V₁) The system (F , +) is an abelian group, since 

(i) ∀ x = (a₁, a₂, ....... aₙ), y = (b₁, b₂, ....... bₙ) ∈ Fⁿ

x + y = (a₁ + b₁, a₂ + b₂....... aₙ + bₙ)∈ Fⁿ

(ii) ∀ x = (a₁, a₂, ..... aₙ), y = (b₁, b₂, .... bₙ) , z= (c₁, c₂, ....cₙ) ∈ Fⁿ

(x + y) + z = (a₁ + b₁, a₂ + b₂...... aₙ + bₙ) + (c₁, c₂, ....cₙ)

= (a₁+b₁)+c₁, (a₂+b₂)+c₂, ......(aₙ+bₙ)+cₙ

=a₁+(b₁+c₁), a₂+(b₂+c₂), .......aₙ+(bₙ+cₙ)

=x+y+z

(iii) 0=(0,0,.....,0) ∈ Fⁿ is additive identity in Fⁿ, since ∀ x ∈ Fⁿ

x+0=x 

(iv) To each x = (a₁,a₂,a₃ ... aₙ) ∈ Fⁿ, ∃ 

-x = (-a₁, - a₂, .... - aₙ) ∈ Fⁿ s.t

x + (-x) = ( 0, 0, ......0)

(v) x + y= ( a₁ + b₁, a₂ + b₂, ........aₙ + bₙ)

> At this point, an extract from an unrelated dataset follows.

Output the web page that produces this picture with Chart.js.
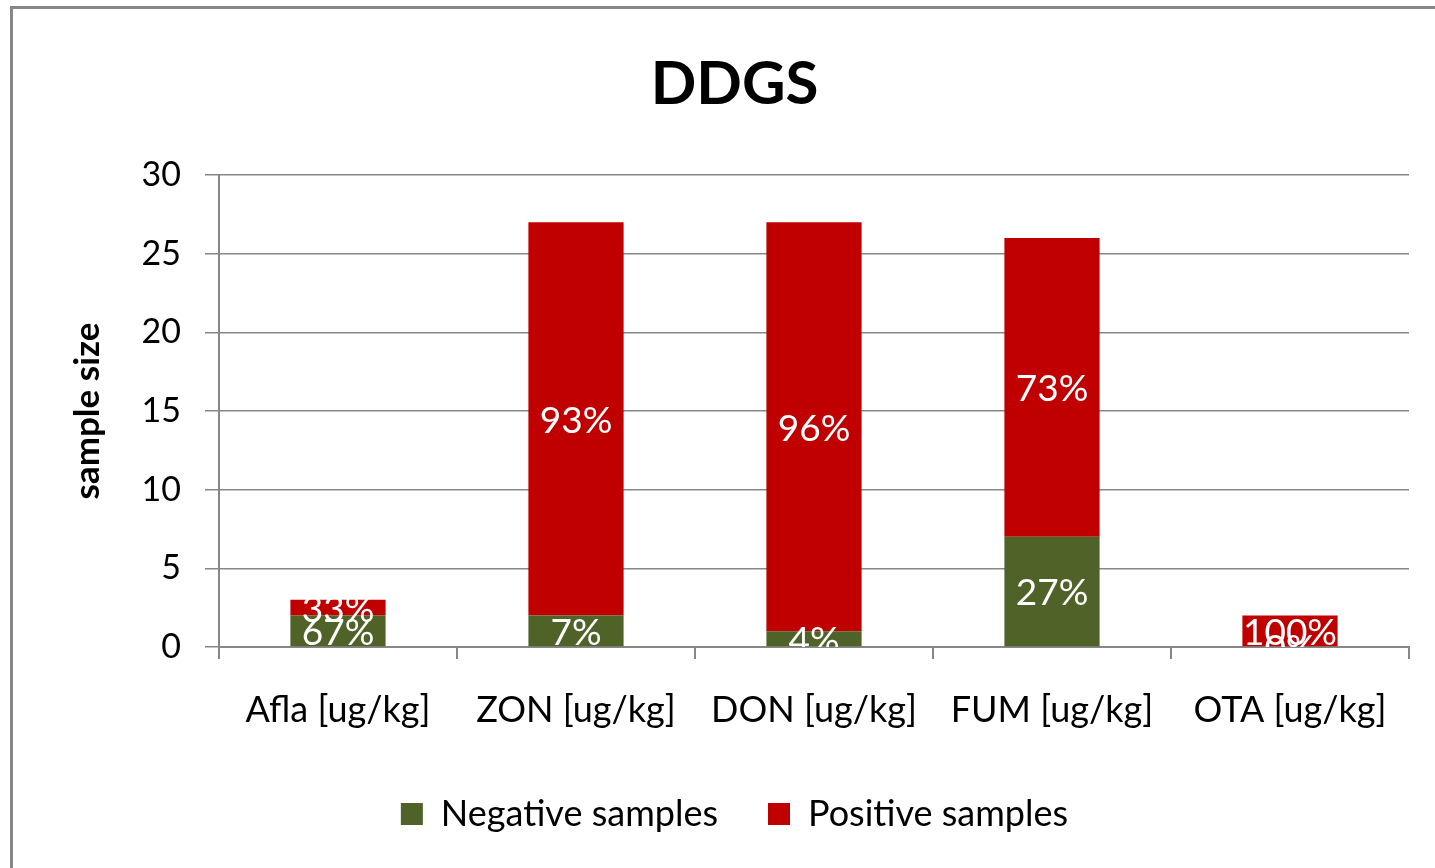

= (b₁ + a₁, b₂ + a₂, ....bₙ +aₙ)

= y +x, ∀ x,y ∈ Fⁿ

V₂) ∀ a ∈ F, x ∈ Fⁿ

ax = (aa₁, aa₂, .......aaₙ) ∈ Fⁿ

(ii) a,b ∈ F, x ∈ Fⁿ

a(bx) = a(ba₁, ba₂, .....baₙ)

=(aba₁, aba₂, ......abaₙ)

=(ab)x

(iii) ∀ x ∈ Fⁿ

1.x = x where 1 is the unit element of F,

V₃) (i) ∀ a ∈ F, x,y ∈ Fⁿ

a(x + y)= a ( a₁ + b₁, a₂ + b₂, ........aₙ + bₙ)

= ( aa₁ + ab₁, aa₂ + ab₂, ........aaₙ + abₙ)

= ax + ay

(ii) ∀ a,b ∈ F, x ∈ Fⁿ

(a + b)x =( ( a + b)a₁, (a + b)a₂, ........(a + b)aₙ)

= ( aa₁ + ba₁, aa₂ + ba₂, ....., aaₙ + baₙ)

= ax + bx

Hence Fⁿ is a vector space over F. 

Fⁿ is called an n-dimensional vector space over the field F. 

Example 5. (i) The set Qⁿ of all ordered n tuples of rational numbers is the rational vector space over the field Q of rational numbers. 

(ii) The set Rⁿ of all ordered n tuplcs of real numbers is real vector space over the real field R. Rⁿ is also called an n-dimensional real coordinate space. 

(iii) The set Cⁿ of all ordered n tuples of complex numbers forms the complex vector space over the complex field C. 

Example 6. A vector space consisting of a single clement, namely, the zero vector 0, is called zero space or null space and is denoted by {0}.